The Scottish taxpayer faces a bill of £1.6 billion per year – the combined annual budget of the Police Scotland and the Scottish Fire and Rescue Service – to meet the costs of just three of the unfunded policy commitments in the Scottish government’s White Paper for independence, new Treasury analysis shows.
The transparent analysis, which is consistent with the Autumn Statement 2013 forecasts and HMT Budget methodology, has been published in full today by the Chief Secretary to the Treasury Danny Alexander.
It includes the costs of the Scottish Government’s proposals to:
- provide 1,140 hours per year of childcare to all children from one year old to school age (phased in during the first two Parliaments of an independent Scotland)
- cut Air Passenger Duty (APD) by 50%
- cut corporation tax by up to three percentage points
Because of insufficient detail put forward in the White Paper the £1.6 billion total does not include the costs of the Scottish Government’s proposals to:
- extend the halving of APD to full abolition
- increase the National Insurance Employment Allowance
- return Royal Mail in Scotland to public ownership
- consider reducing the state pension age
Danny Alexander said:
I am today publishing analysis that shows the Scottish Government would need to find £1.6 billion a year in higher taxes or spending cuts to fund just some of the additional commitments set out in the White Paper. This is equivalent to the combined annual budgets of Police Scotland and the Scottish Fire and Rescue Service.

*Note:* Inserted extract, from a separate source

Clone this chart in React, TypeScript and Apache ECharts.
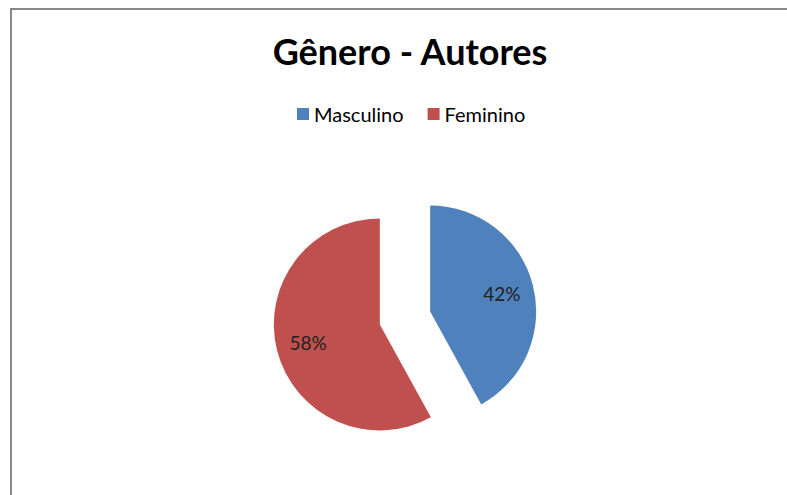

The reality is that the White Paper shows nothing about how they would pay for these commitments. The Scottish Government cannot claim it is going to spend what it will not have.
The real choice next year is between unfunded promises that ignore the realities of being a new and separate country or an economic, political and social union – in the UK – that has stood the test of time. I believe we are better together and I look forward to continuing to make that case in 2014.
The analysis published today would add to the fiscal challenge facing an independent Scotland, which recent research from the IFS highlighted could – even on the most optimistic scenario – involve an 8 percentage point increase in the basic rate of income tax in an independent Scotland, which is equivalent to an average £1,000 increase for every basic rate taxpayer.
The analysis – and the White Paper’s failure to address the sustainability of an independent Scotland’s public finances – also comes against the back-drop of the independent Office for Budget Responsibility revising down the forecast for North Sea oil and gas receipts in their forecast for this month’s Autumn Statement.
Danny Alexander added:
The OBR has revised down North Sea oil and gas forecasts by £3½ billion over the next three years. Instead of needing to cut spending – as we would have to as an independent country – the Scottish government will actually see its budget rise by more than £300 million over the same period.
This shows the very real benefit that the UK’s integrated economy and public finances brings to Scotland year-in and year-out.